Bundeswehr-Maschine defekt: Soldaten müssen in Mali warten
Mitten in die Diskussion platzt eine Meldungen aus Mali. Dort konnten am Donnerstag rund 100 Soldaten nach dem Ende ihres Einsatzes nicht nach Hause fliegen, weil an dem Airbus A310, der für ihren Heimflug vorgesehen war, ein Defekt entdeckt worden war. Wie ein Sprecher des Verteidigungsministeriums am Freitag berichtete, waren einige der insgesamt 155 Soldaten am Donnerstag ersatzweise mit Linienflügen von der Hauptstadt Bamako ausgeflogen worden. Für die verbliebenen rund 100 werde "zeitnah" eine Alternative gesucht. Möglicherweise könnten sie an diesem Samstag mit einer Maschine der französischen Luftwaffe ausgeflogen werden. Der deutsche Airbus, der die Ablösung für die Soldaten nach Bamako gebracht hatte, wird laut Ministerium noch in der senegalesischen Hauptstadt Dakar repariert.
Von den betroffenen Soldaten gehörten 145 zum deutschen Kontingent der UN-Friedensmission Minusma. Sie sind im gefährlichen Norden des Landes stationiert. Die restlichen zehn Soldaten waren als Teil der europäischen Ausbildungsmission EUTM Mali in dem westafrikanischen Land.
Militärbischof warnt vor neuen Söldnern
Derweil sieht der evangelische Militärbischof Sigurd Rink sieben Jahre nach der Aussetzung der Wehrpflicht die Entscheidung für eine Berufsarmee kritisch. In einem am Mittwoch veröffentlichten Gastbeitrag für den "Tagesspiegel" warnte Rink vor "neuen Söldnern": "Die Aussetzung der Wehrpflicht führt dazu, dass immer mehr Menschen von der ökonomischen Verliererseite in die Bundeswehr eintreten." Es seien Bürger, die auf dem zivilen Arbeitsmarkt kaum Chancen bekämen.
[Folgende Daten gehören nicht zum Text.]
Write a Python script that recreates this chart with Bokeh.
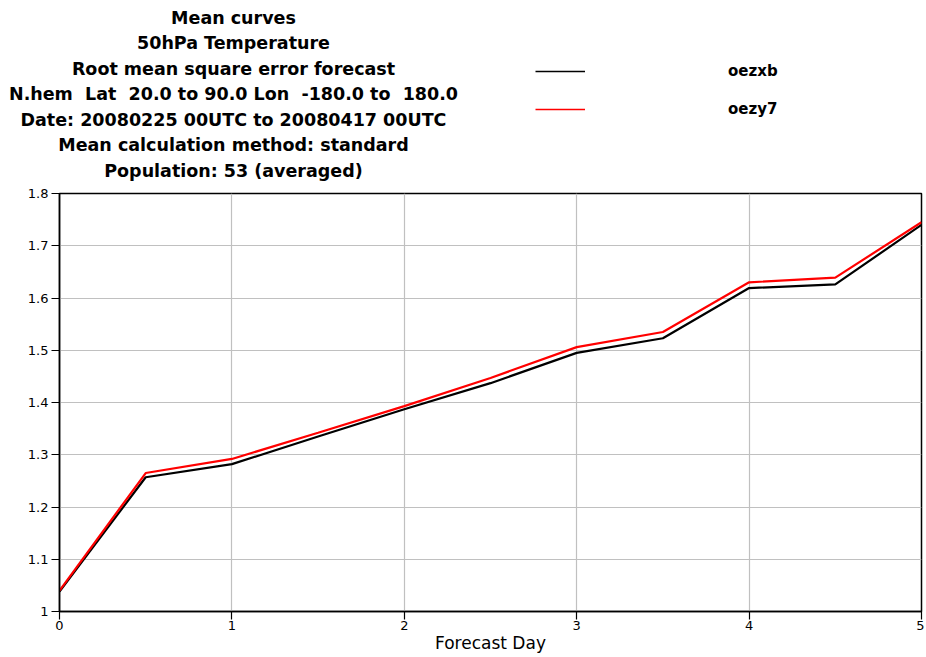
from bokeh.plotting import figure
from bokeh.models import (Label, Legend, LegendItem, FixedTicker, NumeralTickFormatter,
                          Range1d)
from bokeh.embed import file_html
from bokeh.resources import INLINE

# ---- data ----
forecast_day = [0, 0.5, 1, 1.5, 2, 2.5, 3, 3.5, 4, 4.5, 5]
oezxb = [1.038, 1.257, 1.282, 1.335, 1.387, 1.437, 1.495, 1.523, 1.619, 1.626, 1.740]
oezy7 = [1.040, 1.265, 1.292, 1.342, 1.393, 1.447, 1.506, 1.535, 1.630, 1.639, 1.745]
series_names = ["oezxb", "oezy7"]
series_values = [oezxb, oezy7]
series_colors = ["black", "red"]
x_ticks = [0, 1, 2, 3, 4, 5]
y_ticks = [1.0, 1.1, 1.2, 1.3, 1.4, 1.5, 1.6, 1.7, 1.8]
NB = "\u00a0"
title_lines = [
    "Mean curves",
    "50hPa Temperature",
    "Root mean square error forecast",
    f"N.hem {NB}Lat {NB}20.0 to 90.0 Lon {NB}-180.0 to {NB}180.0",
    "Date: 20080225 00UTC to 20080417 00UTC",
    "Mean calculation method: standard",
    "Population: 53 (averaged)",
]
x_label = "Forecast Day"

FONT = "DejaVu Sans"
W = 924
TOP_H = 185
MAIN_H = 470

# ---------- header (titles + legend), its own root so its frame spans the full width ----------
# its y range lies away from the series values, so its sample renderers only feed the legend
head = figure(width=W, height=TOP_H, output_backend="svg", toolbar_location=None,
              x_range=Range1d(0, 5), y_range=Range1d(0, 1),
              x_axis_type=None, y_axis_type=None,
              min_border=0, min_border_left=0, min_border_right=0,
              min_border_top=0, min_border_bottom=0)
head.outline_line_color = None
head.grid.visible = False
head.background_fill_color = "white"
head.border_fill_color = "white"

for i, line in enumerate(title_lines):
    yc = 17 + 25.5 * i
    head.add_layout(Label(x=233, y=TOP_H - yc, x_units="screen", y_units="screen",
                          text=line, text_align="center", text_baseline="middle",
                          text_font=FONT, text_font_style="bold", text_font_size="17.5px",
                          text_color="black"))

leg_r = [head.line(forecast_day, vals, line_color=c, line_width=1.6)
         for vals, c in zip(series_values, series_colors)]
legend = Legend(items=[LegendItem(label=n, renderers=[r]) for n, r in zip(series_names, leg_r)],
                location=(535, TOP_H - 119), orientation="vertical",
                glyph_width=50, glyph_height=20, label_standoff=143,
                spacing=18, padding=0, margin=0,
                border_line_color=None, background_fill_alpha=0,
                label_text_font=FONT, label_text_font_style="bold",
                label_text_font_size="15px", label_text_color="black")
head.add_layout(legend, "center")

# ---------- main chart ----------
p = figure(width=W, height=MAIN_H, output_backend="svg", toolbar_location=None,
           x_range=Range1d(0, 5), y_range=Range1d(1.0, 1.8),
           min_border_left=59, min_border_right=3, min_border_top=8,
           min_border_bottom=44)
p.outline_line_color = "black"
p.outline_line_width = 1.5
p.background_fill_color = "white"
p.border_fill_color = "white"

for ax in (p.xaxis[0], p.yaxis[0]):
    ax.axis_line_color = "black"
    ax.axis_line_width = 1.5
    ax.major_tick_line_color = "black"
    ax.major_tick_line_width = 1.2
    ax.major_tick_in = 0
    ax.major_tick_out = 8
    ax.minor_tick_line_color = None
    ax.major_label_text_font = FONT
    ax.major_label_text_font_size = "13px"
    ax.major_label_text_color = "black"

p.xaxis.ticker = FixedTicker(ticks=x_ticks)
p.yaxis.ticker = FixedTicker(ticks=y_ticks)
p.yaxis.formatter = NumeralTickFormatter(format="0.[0]")
p.xaxis.formatter = NumeralTickFormatter(format="0")
p.xaxis.major_label_standoff = 1
p.yaxis.major_label_standoff = 3
p.xaxis.axis_label = x_label
p.xaxis.axis_label_text_font = FONT
p.xaxis.axis_label_text_font_style = "normal"
p.xaxis.axis_label_text_font_size = "17px"
p.xaxis.axis_label_text_color = "black"
p.xaxis.axis_label_standoff = 0

p.xgrid.grid_line_color = "#c0c0c0"
p.ygrid.grid_line_color = "#c0c0c0"
p.xgrid.grid_line_width = 1.2
p.ygrid.grid_line_width = 1.2

for vals, c in zip(series_values, series_colors):
    p.line(forecast_day, vals, line_color=c, line_width=2.2)

open("out.html", "w").write(file_html([head, p], INLINE))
"Das sind - diese Gefahr möchte ich beim Namen nennen - neue Söldner. Menschen, die im Krieg ihren Lebensunterhalt verdienen, weil sie wenig andere Möglichkeit finden", schreibt Rink und ergänzt: "Wir delegieren Militäraktionen an die Armen." Der Militärbischof wollte am Donnerstag einem Vortrag auf der Münchener Sicherheitskonferenz zu dem Thema halten.
"Unterschichtarmee"?
Die soziale Ungleichheit des Landes bilde sich in der Armee ab, schreibt Rink. Man könne zwar noch nicht sagen, dass die Bundeswehr insgesamt eine "Unterschichtarmee" geworden sei, "aber es häufen sich Anzeichen, dass das politische Interesse selbst unter jungen Offizieren abnimmt".
Rink erinnerte an die Gründungsidee der Bundeswehr, nach der sich Soldaten als "Staatsbürger in Uniform" verstehen sollen. Er wünsche sich eine Armee, die ein Spiegelbild der ganzen Gesellschaft sei und Menschen aus allen Regionen Deutschlands anziehe. Überproportional stammten Soldaten derzeit aus Ostdeutschland, wo die ökonomischen Strukturen schwächer seien, beklagte Rink.
"Uns darf nicht gleichgültig lassen, wenn Menschen aus Not und aus Mangel an Alternativen Soldat werden", sagte der Theologe. Wenn sich an der Tendenz nicht ändere, laufe die deutsche Armee Gefahr, den Anschluss an die Gesellschaft zu verlieren. Für die Militärseelsorge der evangelischen Kirche arbeiten rund 100 Pfarrer und ebenso viele Pfarrhelfer. 15 Auslandseinsätze der Bundeswehr werden von Seelsorgern begleitet.